I have written before on the parallels between 2003 and 2023, and I am not ashamed to say that I may have been wrong on some matters: I thought for example that the American public would grow universally disgusted and mobilized by the ongoing genocide in Gaza, once Abu Ghraib-level events came to light. But of course we see those events every day, and those in power haven’t budged. I still think these events will be generational in importance, which is to say that they won’t go down the memory hole like Abu Ghraib mostly did, but their significance (moral, political, even spiritual) remains contentious and open to contest. If matters stay consistent through the summer, the first moment of truth will occur, I predict, in Chicago at the Democratic National Convention.
It might be tempting to think of Toby Keith’s awful paean to American imperialism as a forerunner or foundation of MAGA consciousness, but I would suggest that the opposite is true. The r/w imaginary is radically different in 2023; it barely resembles its ‘03 counterpart. Back when the song “Courtesy of the Red White and Blue” came out, I would hear it every time I would go out to sing karaoke with friends. Lines like “we’ll put a boot in your ass, it’s the American way” were always striking to me, especially when they were delivered by earnest, performatively patriotic singers. It’s like they couldn’t envision or imagine the actual ironic truth of those words when it came to the working-class young people who served in places like Iraq and Afghanistan. Since that time, it’s impossible not to think of those lines in that way, in part because of the role or function that Trump played in disenchanting military service.
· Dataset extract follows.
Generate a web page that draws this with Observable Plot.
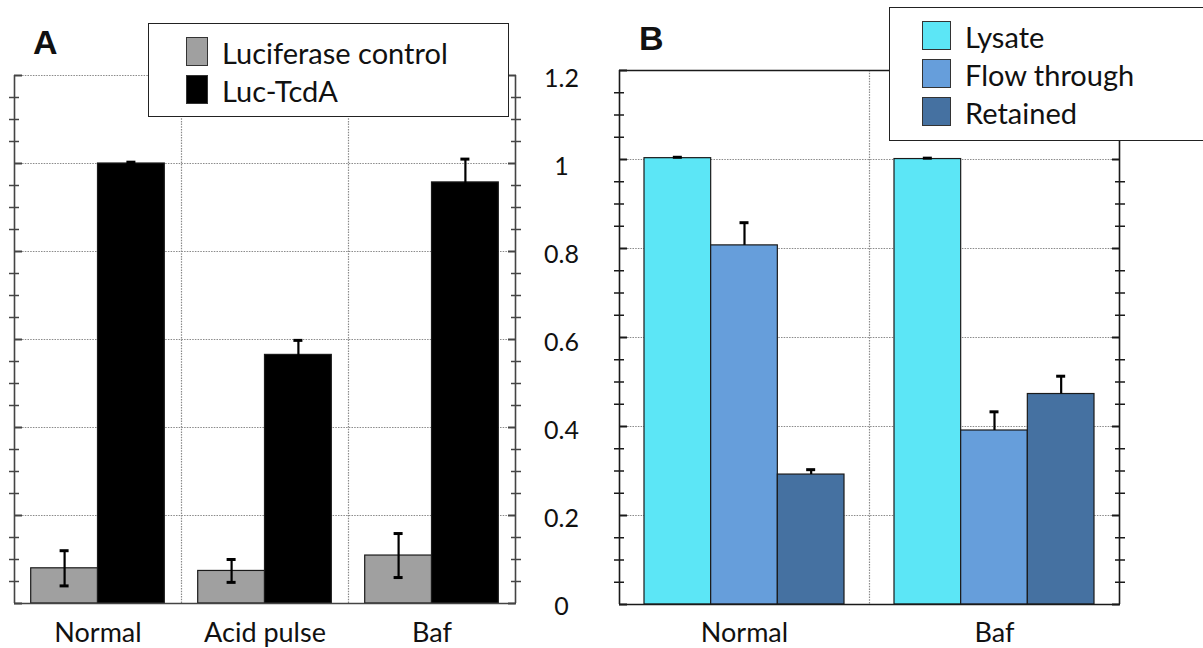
<!DOCTYPE html>
<html><head><meta charset="utf-8">
<script src="https://cdn.jsdelivr.net/npm/d3@7"></script>
<script src="https://cdn.jsdelivr.net/npm/@observablehq/plot@0.6"></script>
<style>
body{margin:0;background:#fff;}
#root{position:relative;width:1203px;height:648px;overflow:hidden;font-family:Lato,sans-serif;color:#111;}
.panel{position:absolute;top:0;}
.legend{position:absolute;background:#fff;border:1.5px solid #222;box-sizing:border-box;}
.sw{position:absolute;box-sizing:border-box;border:1.5px solid #333;}
.lt{position:absolute;font-size:29px;line-height:30px;white-space:nowrap;}
.plabel{position:absolute;font-family:"Liberation Sans",Arial,sans-serif;font-weight:bold;font-size:34px;line-height:34px;}
</style></head><body><div id="root"></div>
<script>
// ---- data ----
const yTicks = [0, 0.2, 0.4, 0.6, 0.8, 1, 1.2];

const categoriesA = ["Normal", "Acid pulse", "Baf"];
const seriesA = ["Luciferase control", "Luc-TcdA"];
const lucControl = [0.080, 0.074, 0.109];
const lucControlErr = [0.040, 0.026, 0.050];
const lucTcdA = [1.000, 0.565, 0.957];
const lucTcdAErr = [0.003, 0.033, 0.053];
const colorsA = ["#a0a0a0", "#000000"];

const categoriesB = ["Normal", "Baf"];
const seriesB = ["Lysate", "Flow through", "Retained"];
const lysate = [1.003, 1.001];
const lysateErr = [0.002, 0.002];
const flowThrough = [0.807, 0.391];
const flowThroughErr = [0.051, 0.042];
const retained = [0.292, 0.473];
const retainedErr = [0.011, 0.040];
const colorsB = ["#5ce6f6", "#669edb", "#4571a1"];

const minorTicks = d3.range(0, 25).map(i => i * 0.05).filter(v => Math.round(v * 100) % 20 !== 0);

function rowsOf(categories, series, values, errs) {
  const rows = [];
  categories.forEach((c, i) => series.forEach((s, j) => rows.push({cat: c, ci: i, series: s, sj: j, value: values[j][i], err: errs[j][i]})));
  return rows;
}

function panel({width, margins, categories, series, values, errs, colors, twoSided, solidTop, axisColor, showYLabels}) {
  const [mt, mr, mb, ml] = margins;
  const n = categories.length, ns = series.length;
  const pad = 0.1, w = (1 - 2 * pad) / ns;
  const pxPerUnit = (width - ml - mr) / n;
  const capHalf = 4.5 / pxPerUnit;
  const rows = rowsOf(categories, series, values, errs);
  const cx = d => d.ci + pad + (d.sj + 0.5) * w;
  const marks = [
    Plot.ruleY(yTicks.filter(v => v > 0 && !(solidTop && v === 1.2)), {stroke: "#8a8a8a", strokeDasharray: "1.5,1.2", strokeWidth: 1.2}),
    Plot.ruleX(d3.range(1, n), {stroke: "#8a8a8a", strokeDasharray: "1.5,1.2", strokeWidth: 1.2}),
    Plot.rectY(rows, {x1: d => d.ci + pad + d.sj * w, x2: d => d.ci + pad + (d.sj + 1) * w, y1: 0, y2: "value", fill: "series", stroke: "#1a1a1a", strokeWidth: 1.2}),
    Plot.ruleX(rows, {x: cx, y1: d => twoSided ? d.value - d.err : d.value, y2: d => d.value + d.err, stroke: "#000", strokeWidth: 2.2}),
    Plot.ruleY(rows, {y: d => d.value + d.err, x1: d => cx(d) - capHalf, x2: d => cx(d) + capHalf, stroke: "#000", strokeWidth: 3}),
    twoSided ? Plot.ruleY(rows, {y: d => d.value - d.err, x1: d => cx(d) - capHalf, x2: d => cx(d) + capHalf, stroke: "#000", strokeWidth: 3}) : null,
    Plot.ruleX([0, n], {stroke: axisColor, strokeWidth: 1.6}),
    Plot.ruleY([0], {stroke: axisColor, strokeWidth: 1.6}),
    solidTop ? Plot.ruleY([1.2], {stroke: axisColor, strokeWidth: 1.6}) : null,
    Plot.axisY({anchor: "left", ticks: minorTicks, tickSize: 5, tickFormat: () => "", label: null, stroke: axisColor, strokeWidth: 1.5}),
    Plot.axisY({anchor: "left", ticks: minorTicks, tickSize: 5, dx: 5, tickFormat: () => "", label: null, stroke: axisColor, strokeWidth: 1.5}),
    Plot.axisY({anchor: "left", ticks: yTicks, tickSize: 8, dx: 8, tickFormat: () => "", label: null, stroke: axisColor, strokeWidth: 2}),
    Plot.axisY({anchor: "right", ticks: minorTicks, tickSize: 5, tickFormat: () => "", label: null, stroke: axisColor, strokeWidth: 1.5}),
    Plot.axisY({anchor: "right", ticks: minorTicks, tickSize: 5, dx: -5, tickFormat: () => "", label: null, stroke: axisColor, strokeWidth: 1.5}),
    Plot.axisY({anchor: "right", ticks: yTicks, tickSize: 8, dx: -8, tickFormat: () => "", label: null, stroke: axisColor, strokeWidth: 2}),
    Plot.axisX({anchor: "bottom", ticks: categories.map((c, i) => i + 0.5), tickFormat: v => categories[Math.floor(v)], tickSize: 0, tickPadding: mb - 26, fontSize: 27, label: null, fill: "#111"}),
    showYLabels ? Plot.axisY({anchor: "right", ticks: yTicks, tickSize: 0, tickPadding: 46, textAnchor: "middle", dy: 3, fontSize: 25, label: null, fill: "#111", tickFormat: d => String(+d.toFixed(1))}) : null
  ];
  return Plot.plot({
    width, height: 648,
    marginTop: mt, marginRight: mr, marginBottom: mb, marginLeft: ml,
    x: {type: "linear", domain: [0, n], axis: null},
    y: {domain: [0, 1.2], axis: null},
    color: {domain: series, range: colors},
    style: {fontFamily: "Lato, sans-serif", background: "transparent", overflow: "visible"},
    marks
  });
}

const root = document.getElementById("root");

const svgA = panel({width: 600, margins: [75, 85, 45, 14], categories: categoriesA, series: seriesA,
  values: [lucControl, lucTcdA], errs: [lucControlErr, lucTcdAErr], colors: colorsA, twoSided: true, solidTop: false, axisColor: "#444", showYLabels: true});
svgA.classList.add("panel"); svgA.style.left = "0px";
root.appendChild(svgA);

const svgB = panel({width: 603, margins: [70, 84, 44, 19], categories: categoriesB, series: seriesB,
  values: [lysate, flowThrough, retained], errs: [lysateErr, flowThroughErr, retainedErr], colors: colorsB, twoSided: false, solidTop: true, axisColor: "#1a1a1a", showYLabels: false});
svgB.classList.add("panel"); svgB.style.left = "600px";
root.appendChild(svgB);

function legend(left, top, width, height, series, colors, swLeft, swW, swTop0, rowH, textLeft) {
  const box = document.createElement("div");
  box.className = "legend";
  Object.assign(box.style, {left: left + "px", top: top + "px", width: width + "px", height: height + "px"});
  series.forEach((s, i) => {
    const sw = document.createElement("div");
    sw.className = "sw";
    Object.assign(sw.style, {left: swLeft + "px", top: (swTop0 + i * rowH) + "px", width: swW + "px", height: "29px", background: colors[i]});
    box.appendChild(sw);
    const t = document.createElement("div");
    t.className = "lt";
    t.textContent = s;
    Object.assign(t.style, {left: textLeft + "px", top: (swTop0 + i * rowH + 1) + "px"});
    box.appendChild(t);
  });
  root.appendChild(box);
}
legend(148, 23, 361, 94, seriesA, colorsA, 37, 22, 13, 38, 73);
legend(889, 7, 340, 134, seriesB, colorsB, 32, 29, 13, 38, 75);

function plabel(txt, left, top) {
  const d = document.createElement("div");
  d.className = "plabel"; d.textContent = txt;
  Object.assign(d.style, {left: left + "px", top: top + "px"});
  root.appendChild(d);
}
plabel("A", 33, 25);
plabel("B", 639, 21);
</script>
</body></html>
As kids say these days, Trump simply said the quiet part out loud: the open secret of American right-wingers, especially the wealthy and powerful, is that military service is fine, but not for me or my class. It serves as something of a safety valve. It remains mostly an option for the working-class marginalized whose best ticket out of their communities is a military uniform. Even better, that rite of passage constituted (and still constitutes, perhaps even more so) a form of socialization that is profoundly conservative, even reactionary. It forms a kind of integration function, provides a buy-in for men and women who otherwise don’t benefit much from the neoliberal (destruction of the) social contract. While it is different and more “positive” than the school-to-prison pipeline, it is merely another manifestation of that same socioeconomic reality.
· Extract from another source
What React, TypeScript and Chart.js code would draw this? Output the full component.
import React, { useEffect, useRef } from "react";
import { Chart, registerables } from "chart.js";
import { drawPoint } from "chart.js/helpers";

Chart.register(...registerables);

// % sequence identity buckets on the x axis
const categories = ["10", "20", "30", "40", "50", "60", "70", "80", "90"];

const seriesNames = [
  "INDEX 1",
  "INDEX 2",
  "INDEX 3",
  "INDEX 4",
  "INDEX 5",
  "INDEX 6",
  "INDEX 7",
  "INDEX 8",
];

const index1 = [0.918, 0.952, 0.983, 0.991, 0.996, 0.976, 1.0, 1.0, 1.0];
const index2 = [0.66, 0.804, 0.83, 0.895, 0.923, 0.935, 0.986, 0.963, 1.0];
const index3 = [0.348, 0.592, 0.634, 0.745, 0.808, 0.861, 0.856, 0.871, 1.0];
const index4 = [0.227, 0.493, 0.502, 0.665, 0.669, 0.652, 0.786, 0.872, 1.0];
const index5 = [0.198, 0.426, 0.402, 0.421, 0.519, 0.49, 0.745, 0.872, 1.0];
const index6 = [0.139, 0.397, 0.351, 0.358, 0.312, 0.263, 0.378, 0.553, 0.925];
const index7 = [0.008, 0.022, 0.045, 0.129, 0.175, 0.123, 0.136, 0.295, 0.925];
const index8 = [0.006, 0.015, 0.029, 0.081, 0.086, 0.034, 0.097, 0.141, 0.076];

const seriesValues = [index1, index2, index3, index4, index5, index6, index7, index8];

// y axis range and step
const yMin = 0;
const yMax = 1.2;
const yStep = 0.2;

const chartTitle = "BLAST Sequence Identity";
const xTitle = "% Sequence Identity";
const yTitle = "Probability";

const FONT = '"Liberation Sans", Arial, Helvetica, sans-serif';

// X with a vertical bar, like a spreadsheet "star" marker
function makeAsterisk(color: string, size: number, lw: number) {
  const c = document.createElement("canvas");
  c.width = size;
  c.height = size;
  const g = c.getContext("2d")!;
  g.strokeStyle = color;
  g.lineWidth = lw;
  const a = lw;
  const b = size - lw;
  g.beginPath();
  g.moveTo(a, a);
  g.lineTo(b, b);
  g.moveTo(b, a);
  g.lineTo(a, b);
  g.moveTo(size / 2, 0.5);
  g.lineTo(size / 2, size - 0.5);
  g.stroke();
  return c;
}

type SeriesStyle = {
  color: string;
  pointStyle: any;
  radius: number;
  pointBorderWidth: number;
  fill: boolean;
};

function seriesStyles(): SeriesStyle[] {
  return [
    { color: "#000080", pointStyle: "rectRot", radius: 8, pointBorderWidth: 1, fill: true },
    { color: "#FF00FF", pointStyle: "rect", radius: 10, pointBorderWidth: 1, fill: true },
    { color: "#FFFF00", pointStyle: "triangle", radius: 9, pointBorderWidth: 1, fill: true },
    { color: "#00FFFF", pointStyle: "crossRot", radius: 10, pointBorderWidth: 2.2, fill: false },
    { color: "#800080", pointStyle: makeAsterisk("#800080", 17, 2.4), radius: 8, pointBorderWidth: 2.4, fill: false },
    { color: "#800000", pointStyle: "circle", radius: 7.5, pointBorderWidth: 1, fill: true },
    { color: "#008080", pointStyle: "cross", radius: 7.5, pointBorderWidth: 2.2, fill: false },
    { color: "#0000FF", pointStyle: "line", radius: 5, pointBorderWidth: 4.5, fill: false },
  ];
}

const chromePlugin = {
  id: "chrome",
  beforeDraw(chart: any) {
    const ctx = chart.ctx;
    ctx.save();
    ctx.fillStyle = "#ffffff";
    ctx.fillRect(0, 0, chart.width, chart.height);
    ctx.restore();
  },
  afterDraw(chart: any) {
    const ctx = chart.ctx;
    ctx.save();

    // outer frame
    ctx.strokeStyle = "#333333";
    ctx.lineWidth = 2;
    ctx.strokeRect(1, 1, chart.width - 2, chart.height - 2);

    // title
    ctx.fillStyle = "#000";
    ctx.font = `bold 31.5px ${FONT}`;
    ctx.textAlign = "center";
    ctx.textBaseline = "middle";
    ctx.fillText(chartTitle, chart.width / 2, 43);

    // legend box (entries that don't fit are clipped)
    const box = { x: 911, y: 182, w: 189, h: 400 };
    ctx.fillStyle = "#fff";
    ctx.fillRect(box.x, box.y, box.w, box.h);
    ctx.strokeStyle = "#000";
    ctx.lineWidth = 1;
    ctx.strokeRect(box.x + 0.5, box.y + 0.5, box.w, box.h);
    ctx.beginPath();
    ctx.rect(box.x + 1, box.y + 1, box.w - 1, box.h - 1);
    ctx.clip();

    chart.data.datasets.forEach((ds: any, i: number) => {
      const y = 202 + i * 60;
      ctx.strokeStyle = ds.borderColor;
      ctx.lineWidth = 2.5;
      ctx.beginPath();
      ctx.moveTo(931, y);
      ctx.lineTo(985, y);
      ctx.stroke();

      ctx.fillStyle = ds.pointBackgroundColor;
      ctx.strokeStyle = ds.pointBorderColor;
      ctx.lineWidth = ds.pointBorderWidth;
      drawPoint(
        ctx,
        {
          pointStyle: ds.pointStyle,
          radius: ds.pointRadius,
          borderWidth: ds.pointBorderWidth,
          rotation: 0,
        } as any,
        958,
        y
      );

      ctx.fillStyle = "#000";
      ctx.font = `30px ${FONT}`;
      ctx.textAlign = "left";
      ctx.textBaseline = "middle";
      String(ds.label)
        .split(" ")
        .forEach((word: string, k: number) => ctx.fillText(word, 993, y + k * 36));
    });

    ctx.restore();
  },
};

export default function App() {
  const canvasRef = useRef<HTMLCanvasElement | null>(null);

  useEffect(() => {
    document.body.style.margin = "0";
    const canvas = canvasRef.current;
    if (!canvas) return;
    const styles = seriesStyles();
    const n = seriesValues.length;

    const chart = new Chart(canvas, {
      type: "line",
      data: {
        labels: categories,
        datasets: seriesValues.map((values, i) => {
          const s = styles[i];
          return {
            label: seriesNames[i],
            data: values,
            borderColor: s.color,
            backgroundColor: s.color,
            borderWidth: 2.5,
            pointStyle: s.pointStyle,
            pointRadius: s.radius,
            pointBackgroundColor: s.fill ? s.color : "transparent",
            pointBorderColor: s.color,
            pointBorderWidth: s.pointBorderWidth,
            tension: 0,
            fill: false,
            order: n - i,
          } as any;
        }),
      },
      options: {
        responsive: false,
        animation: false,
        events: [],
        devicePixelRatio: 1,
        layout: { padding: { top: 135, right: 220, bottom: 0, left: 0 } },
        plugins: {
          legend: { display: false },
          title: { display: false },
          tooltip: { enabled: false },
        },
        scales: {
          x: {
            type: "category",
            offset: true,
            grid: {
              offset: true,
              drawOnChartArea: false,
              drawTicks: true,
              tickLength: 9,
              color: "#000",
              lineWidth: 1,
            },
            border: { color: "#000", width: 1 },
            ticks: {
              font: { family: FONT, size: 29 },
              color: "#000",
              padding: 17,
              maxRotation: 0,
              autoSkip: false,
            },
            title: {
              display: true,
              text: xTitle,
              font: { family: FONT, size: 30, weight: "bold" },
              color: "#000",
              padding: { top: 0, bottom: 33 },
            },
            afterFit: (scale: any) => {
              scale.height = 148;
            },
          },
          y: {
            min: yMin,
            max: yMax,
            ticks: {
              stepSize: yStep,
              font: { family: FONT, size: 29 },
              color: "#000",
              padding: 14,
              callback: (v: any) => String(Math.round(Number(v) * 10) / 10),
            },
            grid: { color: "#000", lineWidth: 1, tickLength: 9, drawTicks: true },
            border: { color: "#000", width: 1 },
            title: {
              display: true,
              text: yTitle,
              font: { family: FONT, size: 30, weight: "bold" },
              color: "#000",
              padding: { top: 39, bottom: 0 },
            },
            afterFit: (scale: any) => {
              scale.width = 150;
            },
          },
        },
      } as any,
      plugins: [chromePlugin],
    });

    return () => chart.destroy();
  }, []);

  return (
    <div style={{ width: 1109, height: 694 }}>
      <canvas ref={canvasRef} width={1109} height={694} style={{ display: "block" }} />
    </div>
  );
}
Trump of course went even further. The MAGAs successfully disseminated what Left activists had attempted for three or four generations: they questioned military service. They discussed imperialism! They even made service unappealing! Trump famously called veterans of foreign wars “losers,” and no one on the right pushed back. We must assume now that his rabid followers share that assessment. Just as we all somehow magically became anti-war after 2004, so the MAGAs on this one issue somehow gained insight into the phenomenon of class in America. They implicitly rejected the old bargain as a bad deal. Thanks to Trump, the old country-club paleoconservative view of American soldiers and Marines as cannon-fodder filtered down into popular consciousness. The resulting r/w perspective is as a result more cynical than the hawkish (and typically mawkish) worldview of Keith’s awful song.
In short, for mainstream MAGAs, the American boot is going in your loser ass, not mine. Nobody on the contemporary right believes these lyrics in the sense they were intended; into that conceptual and rhetorical space we now have liberal hawks like Andrew Bacevich and of course the whole Democratic foreign affairs/State Department apparatus associated with the likes of HRC, Albright, Nuland, and Samantha Power (hooray for liberal feminism!). There is a dark side to all of this (already pretty dark picture) however: for some MAGAs, cynicism morphed and metastasized into something truly virulent. For them, military service looks like a means to a white nationalist end. This is a whole additional problem worthy of another essay I will probably not write, but suffice it to say that this trend is not only consistent with the rise of MAGA but perhaps views itself as the street-level violent vanguard of that movement.
Great read, ty Dr.
I find contemporary r/w pop-conciousness a lot less mystifying since I heard another describe DJT as an "opportunist." Like a big blind squirrel and his unlucky nuts.
It will be interesting to see how someone like Sw*ft will influence the memory of this time 20 years from now.